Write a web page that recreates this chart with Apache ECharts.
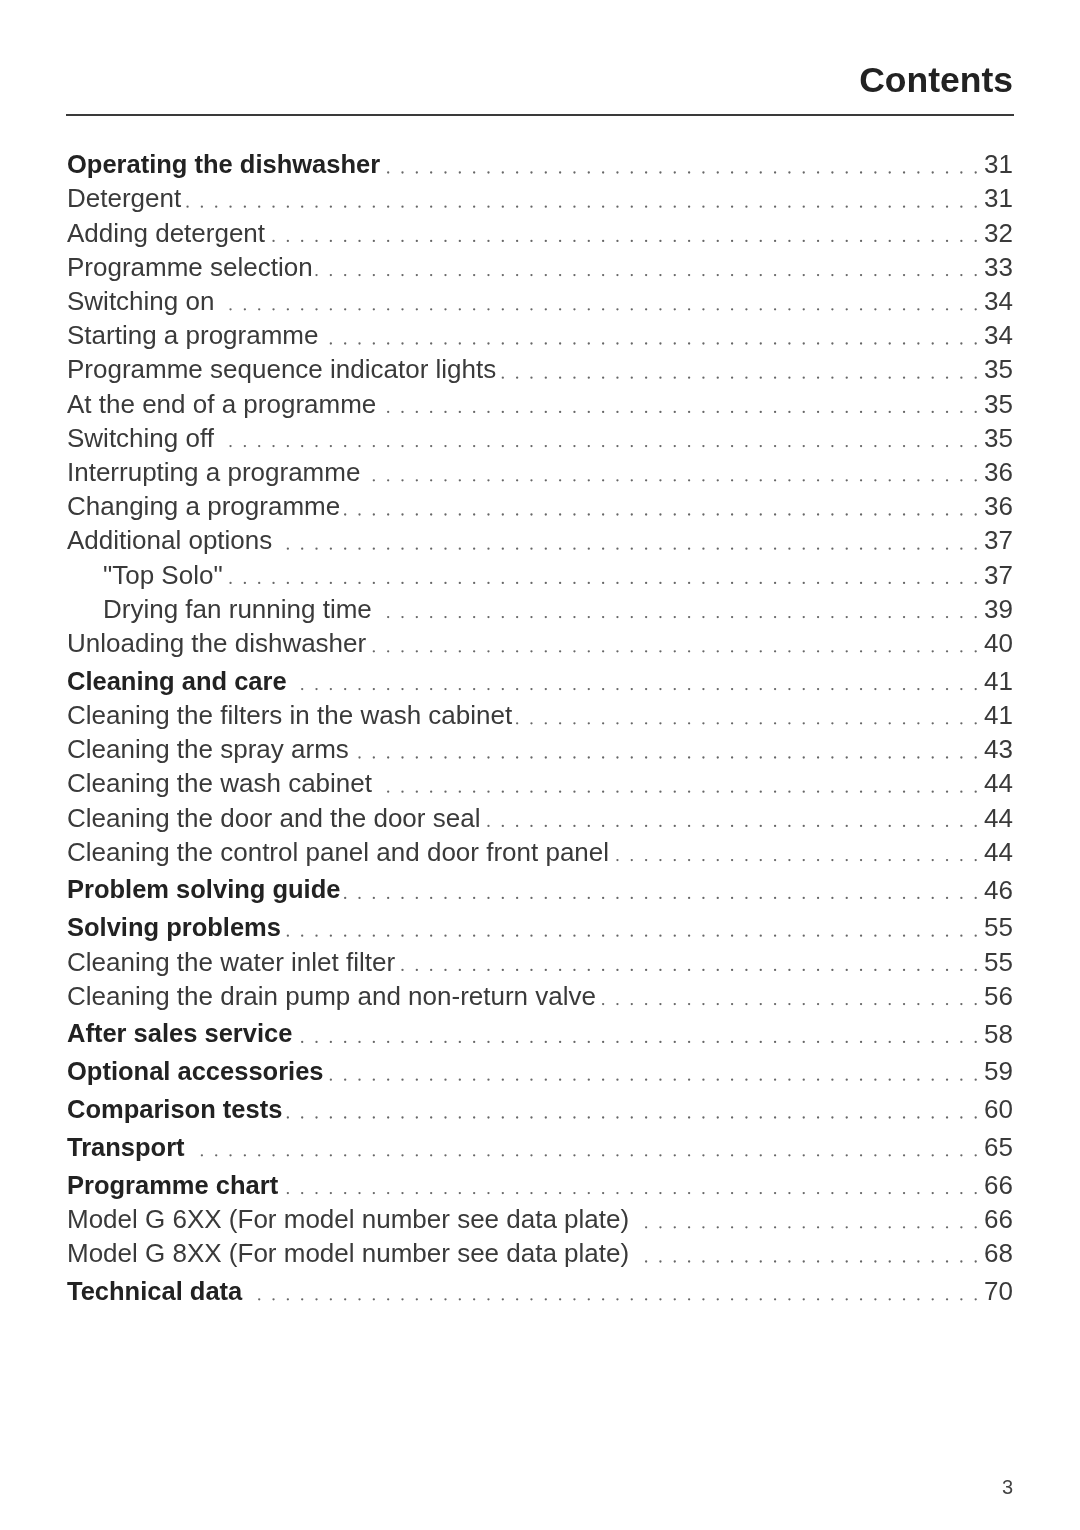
<!DOCTYPE html>
<html>
<head>
<meta charset="utf-8">
<style>html,body{margin:0;padding:0;background:#fff}#c{width:1080px;height:1530px}</style>
<script src="https://cdn.jsdelivr.net/npm/echarts@6/dist/echarts.min.js"></script>
</head>
<body>
<div id="c"></div>
<script>
// ---- data ----
const pageTitle = "Contents";
const footerPage = "3";
const titles = [
  "Operating the dishwasher",
  "Detergent",
  "Adding detergent",
  "Programme selection",
  "Switching on",
  "Starting a programme",
  "Programme sequence indicator lights",
  "At the end of a programme",
  "Switching off",
  "Interrupting a programme",
  "Changing a programme",
  "Additional options",
  "\"Top Solo\"",
  "Drying fan running time",
  "Unloading the dishwasher",
  "Cleaning and care",
  "Cleaning the filters in the wash cabinet",
  "Cleaning the spray arms",
  "Cleaning the wash cabinet",
  "Cleaning the door and the door seal",
  "Cleaning the control panel and door front panel",
  "Problem solving guide",
  "Solving problems",
  "Cleaning the water inlet filter",
  "Cleaning the drain pump and non-return valve",
  "After sales service",
  "Optional accessories",
  "Comparison tests",
  "Transport",
  "Programme chart",
  "Model G 6XX (For model number see data plate)",
  "Model G 8XX (For model number see data plate)",
  "Technical data"
];
const pages = [31,31,32,33,34,34,35,35,35,36,36,37,37,39,40,41,41,43,44,44,44,46,55,55,56,58,59,60,65,66,66,68,70];
// 0 = section heading (bold), 1 = entry, 2 = sub-entry
const levels = [0,1,1,1,1,1,1,1,1,1,1,1,2,2,1,0,1,1,1,1,1,0,0,1,1,0,0,0,0,0,1,1,0];

// ---- layout ----
const ROW = 34.2, EXTRA = 3.6 / 34.2, MAXROWS = 40;
const FONT = '"Liberation Sans", Arial, Helvetica, sans-serif';
const FS = 26, FSB = 25.5;
let extraCount = 0;
const seriesData = titles.map((t, i) => {
  if (i > 0 && levels[i] === 0) extraCount++;
  return [i, 0.5 + i + extraCount * EXTRA];
});

const cv = document.createElement('canvas').getContext('2d');
function fontOf(bold) { return bold ? 'bold ' + FSB + 'px ' + FONT : FS + 'px ' + FONT; }
function textW(s, bold) { cv.font = fontOf(bold); return cv.measureText(s).width; }

const chart = echarts.init(document.getElementById('c'), null, {renderer: 'canvas'});
chart.setOption({
  animation: false,
  backgroundColor: '#ffffff',
  grid: {left: 67, right: 67, top: 166 - 0.5 * ROW, height: MAXROWS * ROW},
  xAxis: {type: 'value', min: 0, max: 1, show: false},
  yAxis: {type: 'value', min: 0, max: MAXROWS, inverse: true, show: false},
  graphic: [
    {type: 'text', right: 67, top: 64, style: {text: pageTitle, font: 'bold 35.5px ' + FONT, fill: '#222'}},
    {type: 'line', shape: {x1: 66, y1: 115, x2: 1014, y2: 115}, style: {stroke: '#3a3a3a', lineWidth: 2}},
    {type: 'text', right: 67, top: 1478, style: {text: footerPage, font: '20px ' + FONT, fill: '#444'}}
  ],
  series: [{
    type: 'custom',
    coordinateSystem: 'cartesian2d',
    data: seriesData,
    renderItem: function (params, api) {
      const i = api.value(0);
      const row = api.value(1);
      const left = api.coord([0, row]);
      const right = api.coord([1, row]);
      const y = left[1];
      const lvl = levels[i];
      const bold = lvl === 0;
      const x0 = left[0] + (lvl === 2 ? 36 : 0);
      const title = titles[i];
      const tw = textW(title, bold);
      const children = [];
      children.push({
        type: 'text',
        style: {text: title, x: x0, y: y, font: fontOf(bold),
          fill: bold ? '#222' : '#3a3a3a', textAlign: 'left', textVerticalAlign: 'middle'}
      });
      children.push({
        type: 'text',
        style: {text: String(pages[i]), x: right[0], y: y, font: FS + 'px ' + FONT,
          fill: '#3a3a3a', textAlign: 'right', textVerticalAlign: 'middle'}
      });
      const lastDot = right[0] - 37.3;
      const endX = x0 + tw + 3;
      for (let k = 0; ; k++) {
        const dx = lastDot - k * 14.33;
        if (dx < endX) break;
        children.push({type: 'circle', shape: {cx: dx, cy: y + 6.5, r: 1.15}, style: {fill: '#666'}});
      }
      return {type: 'group', children: children};
    }
  }]
});
</script>
</body>
</html>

----

◆ AIM ◆
Drop the images and repeat the data exactly.

◆ WRITTEN SOLUTION ◆
Write a web page that recreates this chart with Apache ECharts.
<!DOCTYPE html>
<html>
<head>
<meta charset="utf-8">
<style>html,body{margin:0;padding:0;background:#fff}#c{width:1080px;height:1530px}</style>
<script src="https://cdn.jsdelivr.net/npm/echarts@6/dist/echarts.min.js"></script>
</head>
<body>
<div id="c"></div>
<script>
// ---- data ----
const pageTitle = "Contents";
const footerPage = "3";
const titles = [
  "Operating the dishwasher",
  "Detergent",
  "Adding detergent",
  "Programme selection",
  "Switching on",
  "Starting a programme",
  "Programme sequence indicator lights",
  "At the end of a programme",
  "Switching off",
  "Interrupting a programme",
  "Changing a programme",
  "Additional options",
  "\"Top Solo\"",
  "Drying fan running time",
  "Unloading the dishwasher",
  "Cleaning and care",
  "Cleaning the filters in the wash cabinet",
  "Cleaning the spray arms",
  "Cleaning the wash cabinet",
  "Cleaning the door and the door seal",
  "Cleaning the control panel and door front panel",
  "Problem solving guide",
  "Solving problems",
  "Cleaning the water inlet filter",
  "Cleaning the drain pump and non-return valve",
  "After sales service",
  "Optional accessories",
  "Comparison tests",
  "Transport",
  "Programme chart",
  "Model G 6XX (For model number see data plate)",
  "Model G 8XX (For model number see data plate)",
  "Technical data"
];
const pages = [31,31,32,33,34,34,35,35,35,36,36,37,37,39,40,41,41,43,44,44,44,46,55,55,56,58,59,60,65,66,66,68,70];
// 0 = section heading (bold), 1 = entry, 2 = sub-entry
const levels = [0,1,1,1,1,1,1,1,1,1,1,1,2,2,1,0,1,1,1,1,1,0,0,1,1,0,0,0,0,0,1,1,0];

// ---- layout ----
const ROW = 34.2, EXTRA = 3.6 / 34.2, MAXROWS = 40;
const FONT = '"Liberation Sans", Arial, Helvetica, sans-serif';
const FS = 26, FSB = 25.5;
let extraCount = 0;
const seriesData = titles.map((t, i) => {
  if (i > 0 && levels[i] === 0) extraCount++;
  return [i, 0.5 + i + extraCount * EXTRA];
});

const cv = document.createElement('canvas').getContext('2d');
function fontOf(bold) { return bold ? 'bold ' + FSB + 'px ' + FONT : FS + 'px ' + FONT; }
function textW(s, bold) { cv.font = fontOf(bold); return cv.measureText(s).width; }

const chart = echarts.init(document.getElementById('c'), null, {renderer: 'canvas'});
chart.setOption({
  animation: false,
  backgroundColor: '#ffffff',
  grid: {left: 67, right: 67, top: 166 - 0.5 * ROW, height: MAXROWS * ROW},
  xAxis: {type: 'value', min: 0, max: 1, show: false},
  yAxis: {type: 'value', min: 0, max: MAXROWS, inverse: true, show: false},
  graphic: [
    {type: 'text', right: 67, top: 64, style: {text: pageTitle, font: 'bold 35.5px ' + FONT, fill: '#222'}},
    {type: 'line', shape: {x1: 66, y1: 115, x2: 1014, y2: 115}, style: {stroke: '#3a3a3a', lineWidth: 2}},
    {type: 'text', right: 67, top: 1478, style: {text: footerPage, font: '20px ' + FONT, fill: '#444'}}
  ],
  series: [{
    type: 'custom',
    coordinateSystem: 'cartesian2d',
    data: seriesData,
    renderItem: function (params, api) {
      const i = api.value(0);
      const row = api.value(1);
      const left = api.coord([0, row]);
      const right = api.coord([1, row]);
      const y = left[1];
      const lvl = levels[i];
      const bold = lvl === 0;
      const x0 = left[0] + (lvl === 2 ? 36 : 0);
      const title = titles[i];
      const tw = textW(title, bold);
      const children = [];
      children.push({
        type: 'text',
        style: {text: title, x: x0, y: y, font: fontOf(bold),
          fill: bold ? '#222' : '#3a3a3a', textAlign: 'left', textVerticalAlign: 'middle'}
      });
      children.push({
        type: 'text',
        style: {text: String(pages[i]), x: right[0], y: y, font: FS + 'px ' + FONT,
          fill: '#3a3a3a', textAlign: 'right', textVerticalAlign: 'middle'}
      });
      const lastDot = right[0] - 37.3;
      const endX = x0 + tw + 3;
      for (let k = 0; ; k++) {
        const dx = lastDot - k * 14.33;
        if (dx < endX) break;
        children.push({type: 'circle', shape: {cx: dx, cy: y + 6.5, r: 1.15}, style: {fill: '#666'}});
      }
      return {type: 'group', children: children};
    }
  }]
});
</script>
</body>
</html>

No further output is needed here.